◆ Given problem
Without the pictures, please reproduce only the lines from the one with "Reproduce this chart with matplotlib." through the one with "ax.set_facecolor('none')", both included.

(Source code of charts)

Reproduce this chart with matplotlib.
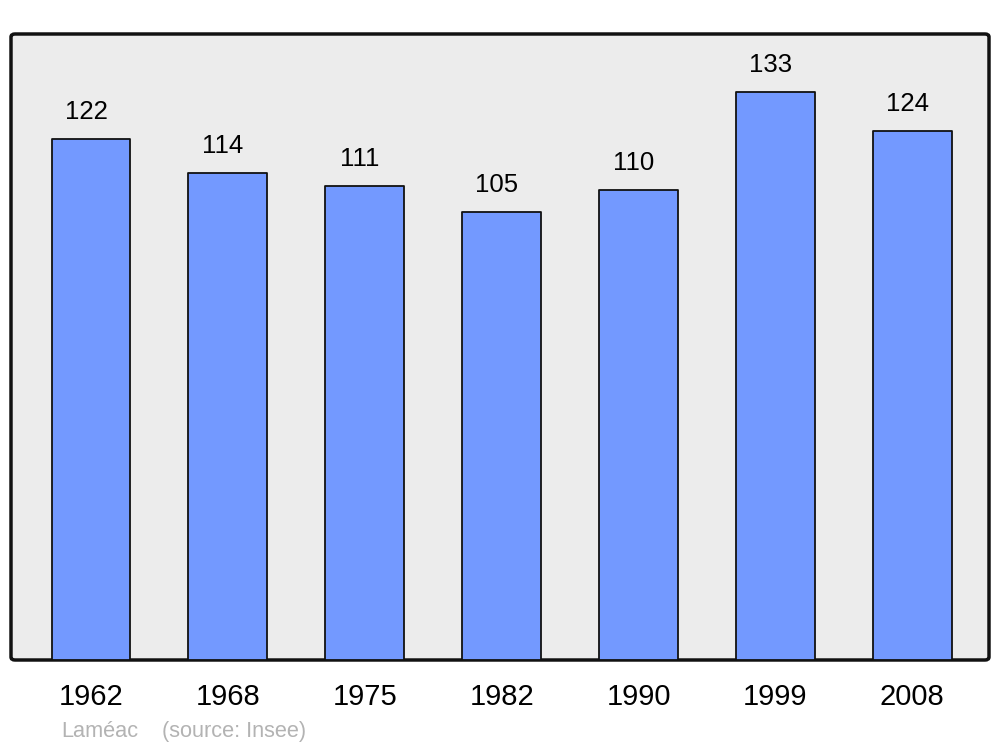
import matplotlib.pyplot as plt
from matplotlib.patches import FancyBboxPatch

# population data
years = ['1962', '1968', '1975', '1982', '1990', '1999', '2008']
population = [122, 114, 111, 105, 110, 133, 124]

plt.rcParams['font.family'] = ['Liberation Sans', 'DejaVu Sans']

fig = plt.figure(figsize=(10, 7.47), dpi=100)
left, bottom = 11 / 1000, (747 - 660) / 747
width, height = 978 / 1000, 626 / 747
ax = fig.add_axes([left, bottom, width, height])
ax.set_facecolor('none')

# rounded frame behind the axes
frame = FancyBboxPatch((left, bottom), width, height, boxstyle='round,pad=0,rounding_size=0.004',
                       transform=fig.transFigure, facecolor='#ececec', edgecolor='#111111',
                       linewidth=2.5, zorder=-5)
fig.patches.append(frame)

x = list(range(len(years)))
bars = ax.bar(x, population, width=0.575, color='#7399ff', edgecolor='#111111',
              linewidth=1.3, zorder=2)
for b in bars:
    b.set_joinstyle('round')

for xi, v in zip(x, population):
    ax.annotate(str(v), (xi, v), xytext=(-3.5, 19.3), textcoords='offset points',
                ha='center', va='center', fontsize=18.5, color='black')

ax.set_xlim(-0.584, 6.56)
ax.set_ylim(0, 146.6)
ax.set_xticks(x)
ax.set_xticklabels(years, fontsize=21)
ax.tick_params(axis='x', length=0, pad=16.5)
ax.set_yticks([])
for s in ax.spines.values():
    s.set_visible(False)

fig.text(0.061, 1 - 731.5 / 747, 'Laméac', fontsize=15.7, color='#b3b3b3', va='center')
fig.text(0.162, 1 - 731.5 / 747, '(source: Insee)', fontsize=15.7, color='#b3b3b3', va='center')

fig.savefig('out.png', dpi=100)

* * *

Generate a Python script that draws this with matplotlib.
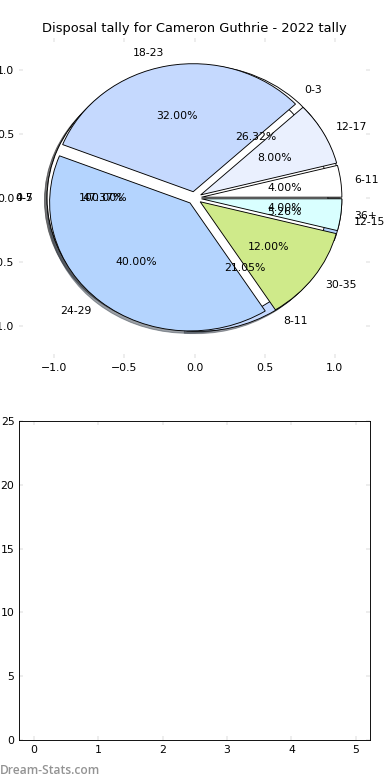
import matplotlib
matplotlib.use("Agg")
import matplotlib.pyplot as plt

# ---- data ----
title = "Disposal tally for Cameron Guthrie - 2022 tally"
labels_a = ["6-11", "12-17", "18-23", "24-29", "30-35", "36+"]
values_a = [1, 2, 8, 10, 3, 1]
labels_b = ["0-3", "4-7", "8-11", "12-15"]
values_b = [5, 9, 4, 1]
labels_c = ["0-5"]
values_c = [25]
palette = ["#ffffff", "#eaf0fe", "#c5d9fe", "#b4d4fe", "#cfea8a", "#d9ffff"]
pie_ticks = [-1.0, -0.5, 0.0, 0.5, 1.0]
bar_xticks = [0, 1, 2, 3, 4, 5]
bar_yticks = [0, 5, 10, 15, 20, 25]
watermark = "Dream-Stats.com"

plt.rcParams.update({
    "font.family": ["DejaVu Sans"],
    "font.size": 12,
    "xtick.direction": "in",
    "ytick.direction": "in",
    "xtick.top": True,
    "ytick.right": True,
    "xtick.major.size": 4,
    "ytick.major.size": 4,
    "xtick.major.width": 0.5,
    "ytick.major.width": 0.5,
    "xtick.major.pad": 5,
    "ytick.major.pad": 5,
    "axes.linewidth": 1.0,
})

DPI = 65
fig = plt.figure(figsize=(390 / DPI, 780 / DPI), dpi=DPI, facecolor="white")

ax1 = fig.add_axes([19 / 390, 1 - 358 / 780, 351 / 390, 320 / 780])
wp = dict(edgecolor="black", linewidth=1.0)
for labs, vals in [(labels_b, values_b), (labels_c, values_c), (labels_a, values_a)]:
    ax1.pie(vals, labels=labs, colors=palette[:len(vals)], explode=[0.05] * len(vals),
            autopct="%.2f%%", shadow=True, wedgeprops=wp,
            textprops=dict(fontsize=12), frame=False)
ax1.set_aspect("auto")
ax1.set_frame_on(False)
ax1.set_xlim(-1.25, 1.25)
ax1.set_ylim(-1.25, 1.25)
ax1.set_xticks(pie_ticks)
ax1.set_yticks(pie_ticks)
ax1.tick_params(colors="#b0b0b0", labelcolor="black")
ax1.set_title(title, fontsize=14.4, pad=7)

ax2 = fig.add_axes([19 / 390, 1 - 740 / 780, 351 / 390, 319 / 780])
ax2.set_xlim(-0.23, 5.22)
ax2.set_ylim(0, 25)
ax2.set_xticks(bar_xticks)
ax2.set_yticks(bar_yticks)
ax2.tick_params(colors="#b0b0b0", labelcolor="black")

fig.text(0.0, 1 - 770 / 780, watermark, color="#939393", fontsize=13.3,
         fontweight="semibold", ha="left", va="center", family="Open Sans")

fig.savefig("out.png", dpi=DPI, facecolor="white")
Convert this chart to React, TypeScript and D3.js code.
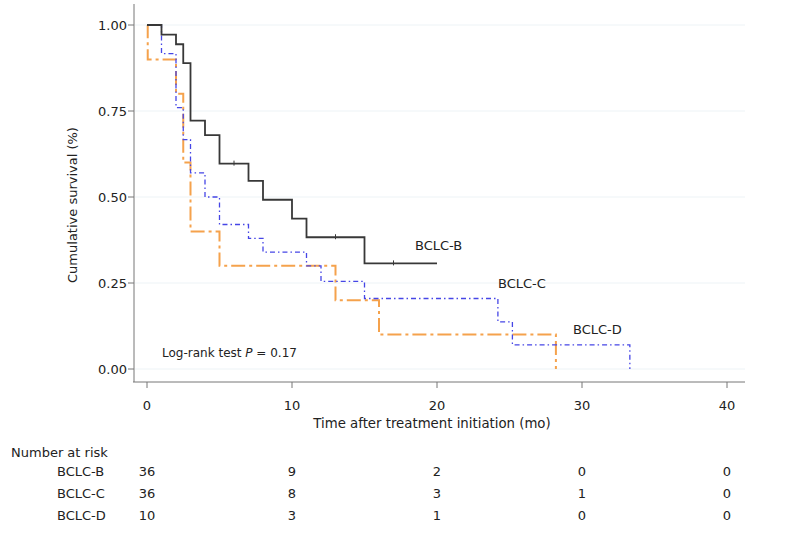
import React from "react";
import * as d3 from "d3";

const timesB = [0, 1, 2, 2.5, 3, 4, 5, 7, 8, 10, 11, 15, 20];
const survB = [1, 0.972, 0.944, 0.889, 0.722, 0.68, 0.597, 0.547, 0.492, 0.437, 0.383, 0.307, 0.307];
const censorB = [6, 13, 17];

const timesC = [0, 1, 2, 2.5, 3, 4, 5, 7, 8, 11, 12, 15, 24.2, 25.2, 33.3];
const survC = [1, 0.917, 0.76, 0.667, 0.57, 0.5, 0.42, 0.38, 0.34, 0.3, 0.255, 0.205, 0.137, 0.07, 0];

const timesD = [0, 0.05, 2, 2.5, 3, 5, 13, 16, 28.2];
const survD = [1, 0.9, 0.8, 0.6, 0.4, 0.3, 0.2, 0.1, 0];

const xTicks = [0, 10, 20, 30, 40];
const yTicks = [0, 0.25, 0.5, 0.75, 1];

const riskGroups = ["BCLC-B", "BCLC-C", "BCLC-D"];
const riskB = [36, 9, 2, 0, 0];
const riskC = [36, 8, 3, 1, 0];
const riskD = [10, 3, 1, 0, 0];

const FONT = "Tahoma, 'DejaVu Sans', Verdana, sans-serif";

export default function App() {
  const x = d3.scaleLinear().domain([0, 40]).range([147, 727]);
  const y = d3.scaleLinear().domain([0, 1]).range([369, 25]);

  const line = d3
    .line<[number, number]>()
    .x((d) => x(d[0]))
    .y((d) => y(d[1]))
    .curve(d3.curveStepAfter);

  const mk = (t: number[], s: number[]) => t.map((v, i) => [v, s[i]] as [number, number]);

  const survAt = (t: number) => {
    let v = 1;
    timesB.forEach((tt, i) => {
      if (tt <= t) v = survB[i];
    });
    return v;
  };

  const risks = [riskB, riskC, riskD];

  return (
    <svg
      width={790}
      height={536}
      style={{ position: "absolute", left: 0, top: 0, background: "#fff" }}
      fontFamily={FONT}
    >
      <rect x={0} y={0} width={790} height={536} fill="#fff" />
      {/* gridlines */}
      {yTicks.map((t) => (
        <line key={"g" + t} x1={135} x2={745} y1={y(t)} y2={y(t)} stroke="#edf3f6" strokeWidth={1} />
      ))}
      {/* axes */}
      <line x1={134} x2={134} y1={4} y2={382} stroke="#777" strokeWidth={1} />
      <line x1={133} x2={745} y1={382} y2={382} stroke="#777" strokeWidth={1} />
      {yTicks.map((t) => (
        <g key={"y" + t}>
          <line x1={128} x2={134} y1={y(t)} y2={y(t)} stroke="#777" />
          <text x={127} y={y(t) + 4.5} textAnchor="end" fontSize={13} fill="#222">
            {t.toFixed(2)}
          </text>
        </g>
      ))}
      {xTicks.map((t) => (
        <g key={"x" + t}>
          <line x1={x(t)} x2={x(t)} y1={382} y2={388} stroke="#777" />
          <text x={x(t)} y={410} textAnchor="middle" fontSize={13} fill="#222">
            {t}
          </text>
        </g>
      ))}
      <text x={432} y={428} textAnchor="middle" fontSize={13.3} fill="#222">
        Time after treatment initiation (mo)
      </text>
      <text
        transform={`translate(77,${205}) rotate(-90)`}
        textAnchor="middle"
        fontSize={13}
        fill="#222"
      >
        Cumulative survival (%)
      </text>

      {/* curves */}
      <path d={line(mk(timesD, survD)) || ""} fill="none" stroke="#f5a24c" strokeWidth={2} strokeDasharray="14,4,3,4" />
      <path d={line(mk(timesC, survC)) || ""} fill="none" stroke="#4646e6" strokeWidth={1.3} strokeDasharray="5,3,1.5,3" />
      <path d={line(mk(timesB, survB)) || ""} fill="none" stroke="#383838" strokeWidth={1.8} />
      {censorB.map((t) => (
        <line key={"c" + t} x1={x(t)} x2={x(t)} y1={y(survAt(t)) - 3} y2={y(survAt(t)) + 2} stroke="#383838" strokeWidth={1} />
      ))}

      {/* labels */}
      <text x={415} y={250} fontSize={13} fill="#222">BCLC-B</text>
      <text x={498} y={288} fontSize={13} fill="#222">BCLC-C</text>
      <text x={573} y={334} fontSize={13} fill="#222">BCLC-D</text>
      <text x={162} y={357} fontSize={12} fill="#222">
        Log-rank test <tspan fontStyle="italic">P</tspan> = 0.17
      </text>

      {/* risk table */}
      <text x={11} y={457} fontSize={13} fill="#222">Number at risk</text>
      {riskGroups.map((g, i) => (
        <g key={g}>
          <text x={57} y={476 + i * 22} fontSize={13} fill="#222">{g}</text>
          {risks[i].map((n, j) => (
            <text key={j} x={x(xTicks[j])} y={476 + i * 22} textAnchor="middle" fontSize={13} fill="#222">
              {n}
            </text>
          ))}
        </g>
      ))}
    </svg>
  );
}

==

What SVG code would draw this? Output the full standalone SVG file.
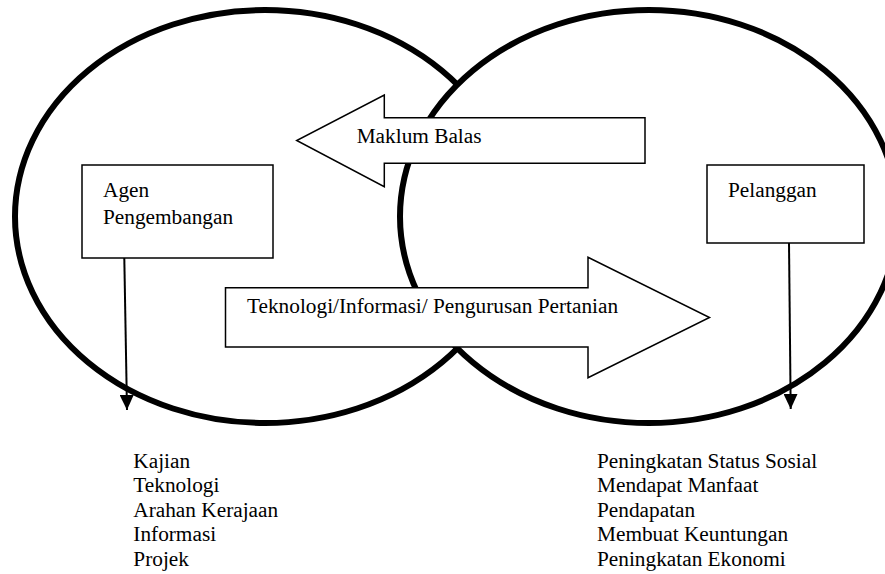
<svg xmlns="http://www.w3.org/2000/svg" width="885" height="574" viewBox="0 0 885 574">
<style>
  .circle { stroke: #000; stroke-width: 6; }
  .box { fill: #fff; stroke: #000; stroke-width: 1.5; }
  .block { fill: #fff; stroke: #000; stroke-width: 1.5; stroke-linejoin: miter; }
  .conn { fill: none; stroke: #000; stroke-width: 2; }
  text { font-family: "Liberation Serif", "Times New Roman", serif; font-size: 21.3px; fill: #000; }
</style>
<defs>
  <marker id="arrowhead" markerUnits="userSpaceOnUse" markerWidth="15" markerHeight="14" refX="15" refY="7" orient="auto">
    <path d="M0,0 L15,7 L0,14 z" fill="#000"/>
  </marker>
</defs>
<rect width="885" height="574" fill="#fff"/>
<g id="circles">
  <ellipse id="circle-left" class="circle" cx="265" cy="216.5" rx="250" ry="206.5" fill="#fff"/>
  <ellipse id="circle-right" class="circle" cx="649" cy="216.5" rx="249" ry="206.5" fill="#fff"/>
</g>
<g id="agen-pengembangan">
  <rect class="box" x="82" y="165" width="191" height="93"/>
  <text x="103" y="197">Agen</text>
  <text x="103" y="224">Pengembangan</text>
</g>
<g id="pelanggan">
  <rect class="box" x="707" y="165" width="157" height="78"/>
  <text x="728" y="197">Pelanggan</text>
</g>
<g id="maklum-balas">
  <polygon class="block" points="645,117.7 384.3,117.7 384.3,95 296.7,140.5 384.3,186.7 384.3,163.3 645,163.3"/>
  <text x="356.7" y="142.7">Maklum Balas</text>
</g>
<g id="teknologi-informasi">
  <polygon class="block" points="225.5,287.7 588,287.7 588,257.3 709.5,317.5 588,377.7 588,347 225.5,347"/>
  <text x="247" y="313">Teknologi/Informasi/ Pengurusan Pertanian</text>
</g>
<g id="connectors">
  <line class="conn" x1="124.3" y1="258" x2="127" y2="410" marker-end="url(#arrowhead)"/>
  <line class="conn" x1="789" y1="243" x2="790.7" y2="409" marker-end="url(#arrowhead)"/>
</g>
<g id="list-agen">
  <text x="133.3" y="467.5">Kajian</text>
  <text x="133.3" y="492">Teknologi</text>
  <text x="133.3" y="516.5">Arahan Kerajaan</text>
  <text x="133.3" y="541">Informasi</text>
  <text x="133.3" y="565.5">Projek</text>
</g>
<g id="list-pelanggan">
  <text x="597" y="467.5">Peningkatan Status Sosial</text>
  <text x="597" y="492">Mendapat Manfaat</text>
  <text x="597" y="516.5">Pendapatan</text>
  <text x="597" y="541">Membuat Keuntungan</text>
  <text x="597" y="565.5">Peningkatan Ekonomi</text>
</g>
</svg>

◆ Correct result
Reproduce this chart with matplotlib.
import matplotlib.pyplot as plt
from matplotlib.patches import FancyBboxPatch

# population data
years = ['1962', '1968', '1975', '1982', '1990', '1999', '2008']
population = [122, 114, 111, 105, 110, 133, 124]

plt.rcParams['font.family'] = ['Liberation Sans', 'DejaVu Sans']

fig = plt.figure(figsize=(10, 7.47), dpi=100)
left, bottom = 11 / 1000, (747 - 660) / 747
width, height = 978 / 1000, 626 / 747
ax = fig.add_axes([left, bottom, width, height])
ax.set_facecolor('none')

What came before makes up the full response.